Как на фотографии, привезенной из поездки в Азию, тело западного обывателя обычно затмевает собою виды, Крахт закрывает собой восточный пейзаж — чтобы затем зачеркнуть уже самого себя, свое «Я». Герой «Faserland» не мог «встретить нормального человека», по сути — в череде вечеринок он искал и не мог встретить самого себя. Он сжигал в конце свою модную барбуровскую куртку, о которой так много говорил на протяжении романа, то есть избавлялся от привычной оболочки своей личности, выходил из-под защиты брендов, пытался раскрыться, вскрыть собственную броню, консервную банку своего «Я». «Он, как и „я” — рассказчик в „Faserland”, — человек, не связанный ни с чем. Он как бы и не существует. Он — просто ноль. Поэтому изначально я хотел назвать свою книгу „0”, это что-то вроде нуля и одновременно круга...» [12] — говорил Крахт о своем прежнем герое. Человек западной цивилизации, по Крахту, должен стать нулем, «меньше чем ноль» (Б. И. Эллис), должен самоустраниться и самоаннигилироваться, чтобы на место своей пустоты пустить что-то новое. Элементарная частица человека должна в своем дроблении дойти до нуля, чтобы остановить бесконечное дробление и начать отсчет заново, в надежде воскреснуть в новой среде и в новом качестве.
Запад обречен, там царит «эпоха Кали-Юги» («Мы не движемся к аду. Мы уже давно в нем живем»), как сказано в манифесте «Королевской грусти». Поэтому, в духе идеи «грустящих» о «коллективизации индивидуализма», герой «1979» пытался забыть свое «Я» где-то на полпути к священной тибетской горе и полностью раствориться среди безымянных китайских политзаключенных. История («Я буду здесь…») и цивилизация («Метан») Запада построены на ложных основаниях, они глубоко симулятивны и обречены, утверждает Крахт, подобно Уэльбеку. И именно здесь расходятся два автора «поколения 40-летних».

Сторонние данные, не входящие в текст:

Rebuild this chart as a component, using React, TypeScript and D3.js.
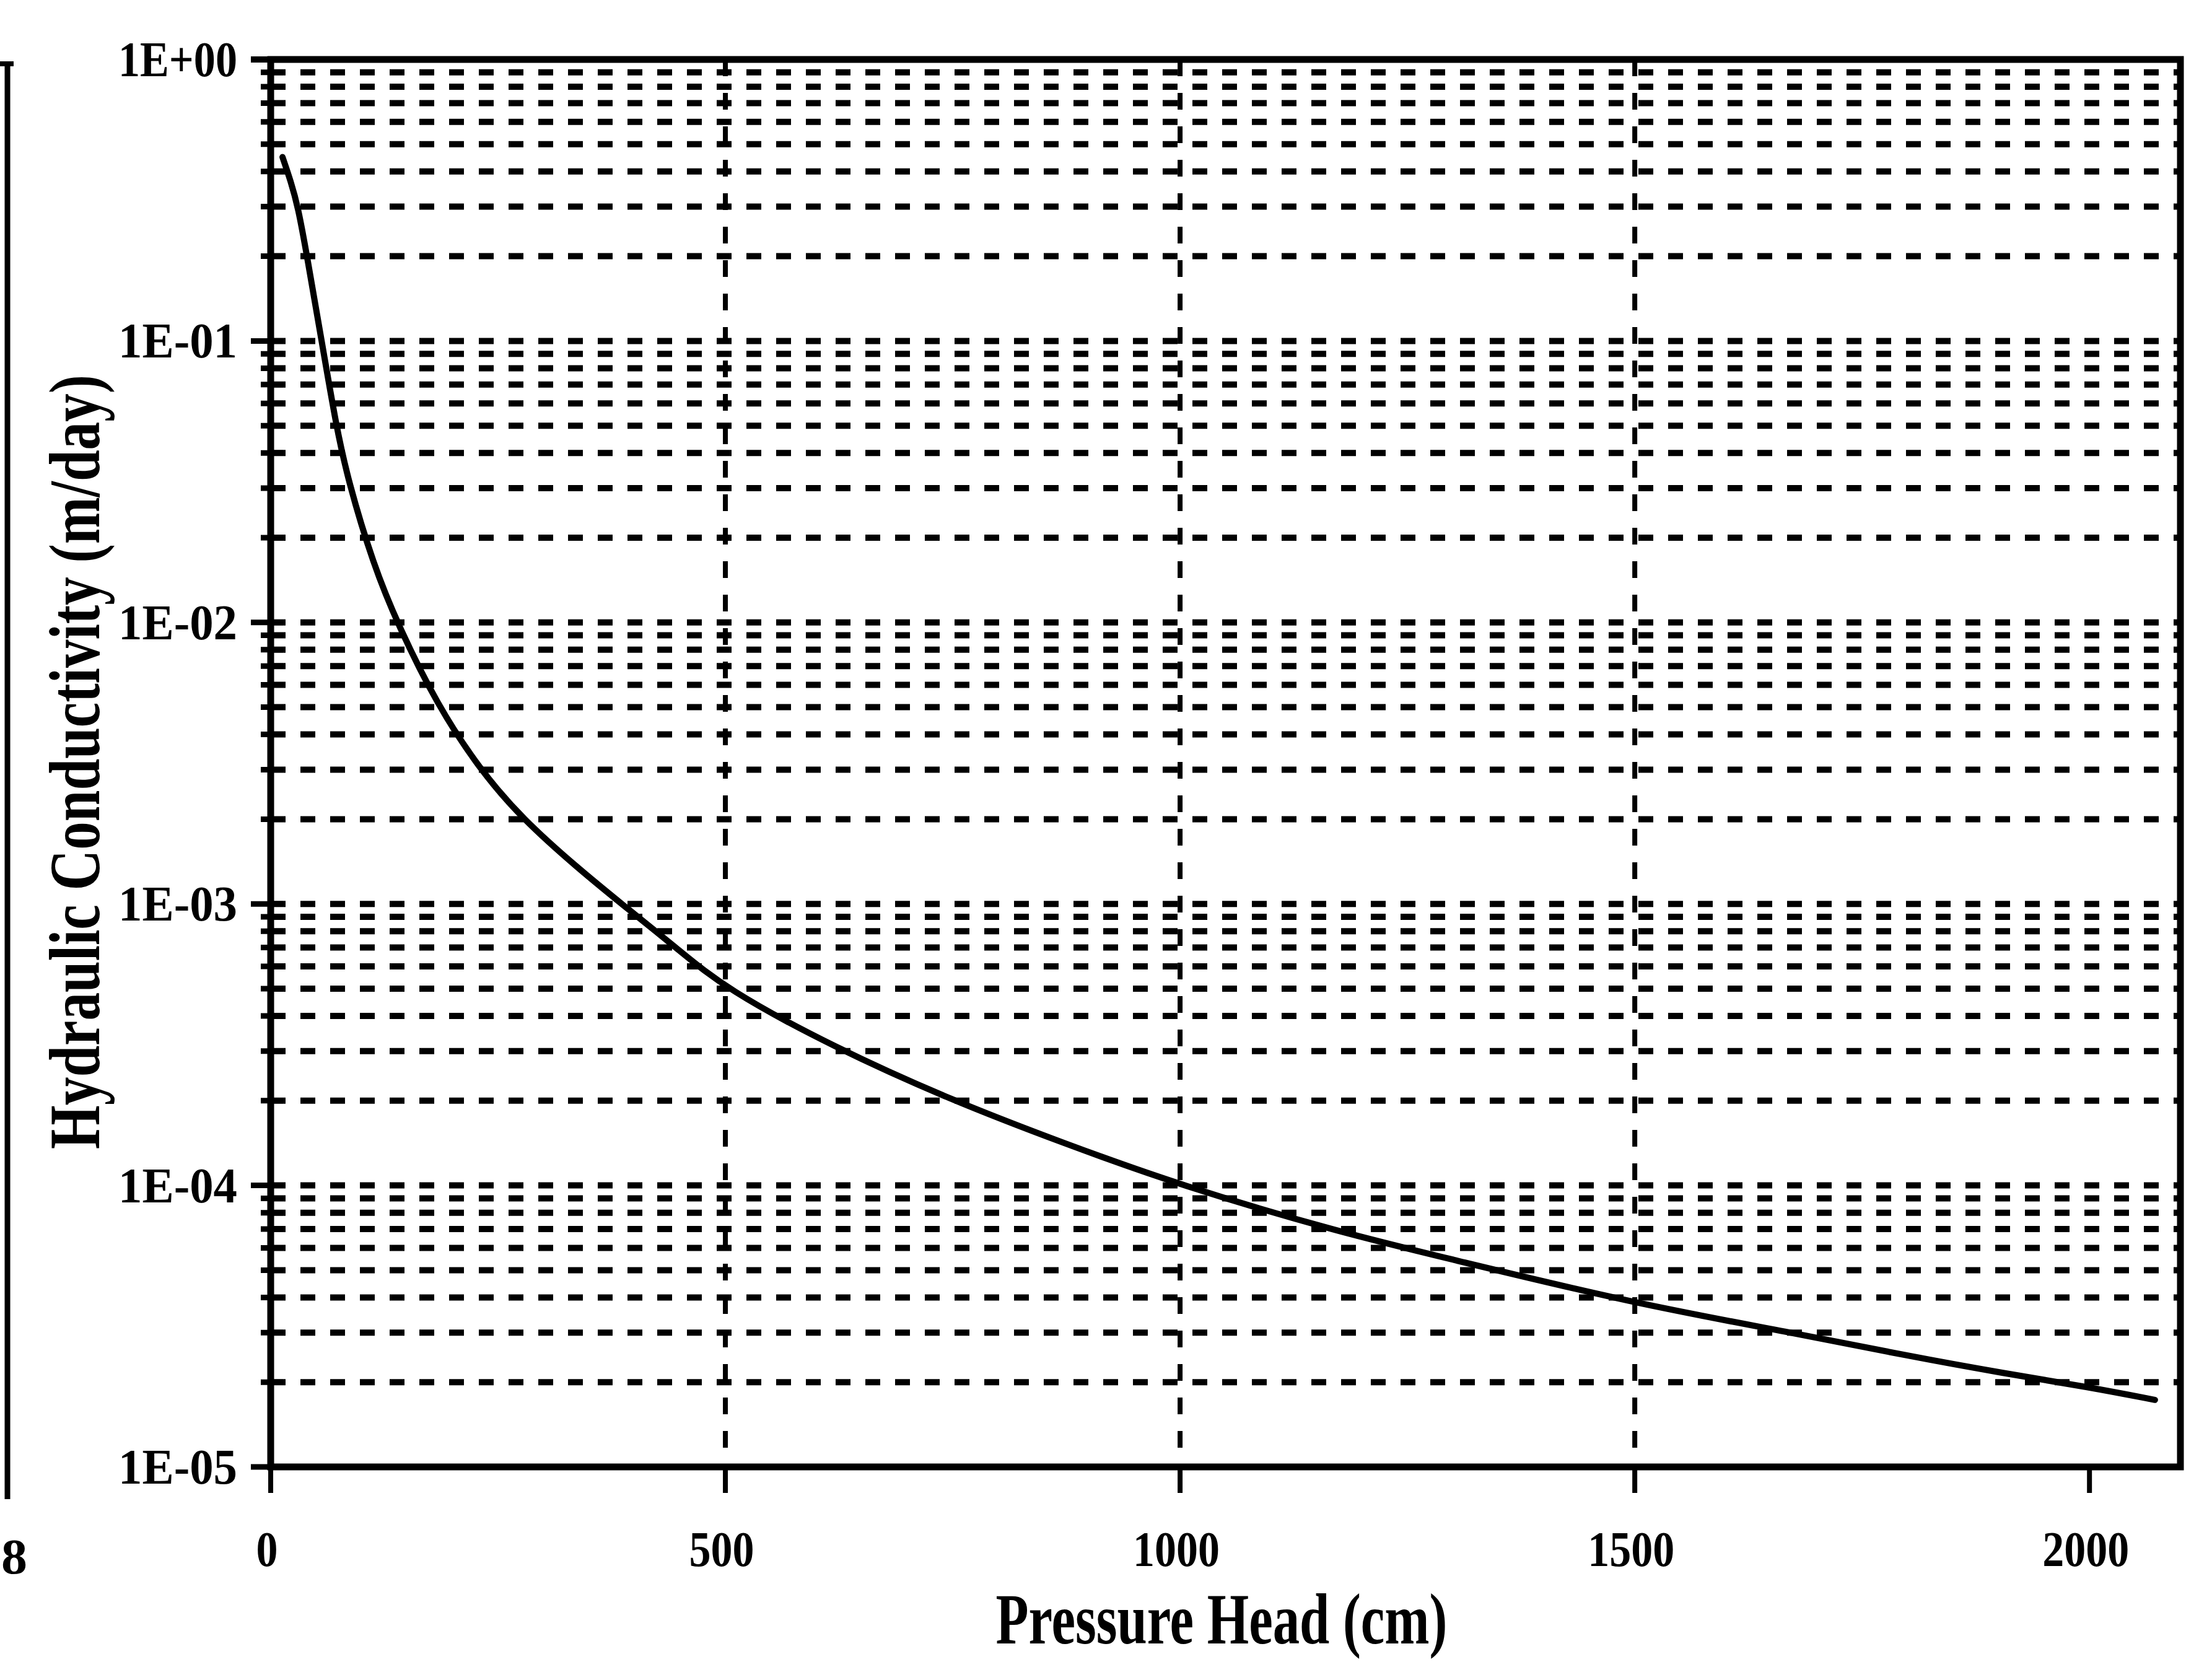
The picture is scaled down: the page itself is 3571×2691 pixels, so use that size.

Если Уэльбек в своих инвективах западной цивилизации утверждал невозможность что-либо изменить («они жили в бедственном мире, мире соревнования и борьбы, суетности и насилия; гармонического мира они не знали. С другой стороны, они ничего не сделали, чтобы изменить этот мир, ничего не привнесли в его улучшение» [13] ) и предлагал идею некоторого утопического (или все же антиутопического?) постчеловечества, то Крахт более конкретен. «Может быть, Восток заполонит Запад своей невозмутимостью и своими тренировочными костюмами. В таком исходе было бы нечто утешительное, думаю я... потому что одетый в лиловое нелепый ост-менш мне в миллион раз милее, чем какой-нибудь наглухо отгородившийся от внешнего мира западный неврастеник...» — рассуждает даже надменный герой «Faserland». Уэльбеку видится в этом «то общее депрессивное, едва ли не мазохистское умонастроение, которое распространилось в цивилизованных странах Запада за последние несколько десятилетий», тогда как Крахт, воспринимая эту «сдачу белого человека» как единственно возможный выход, принимает ее с тем же просветленным спокойствием, с каким жена героя из романа П. Боулза «Под покровом небес» становится наложницей бедуинов, а дочь героя из «Бесчестья» Дж. Кутзее сохраняет ребенка от изнасиловавшего ее чернокожего бандита [14] .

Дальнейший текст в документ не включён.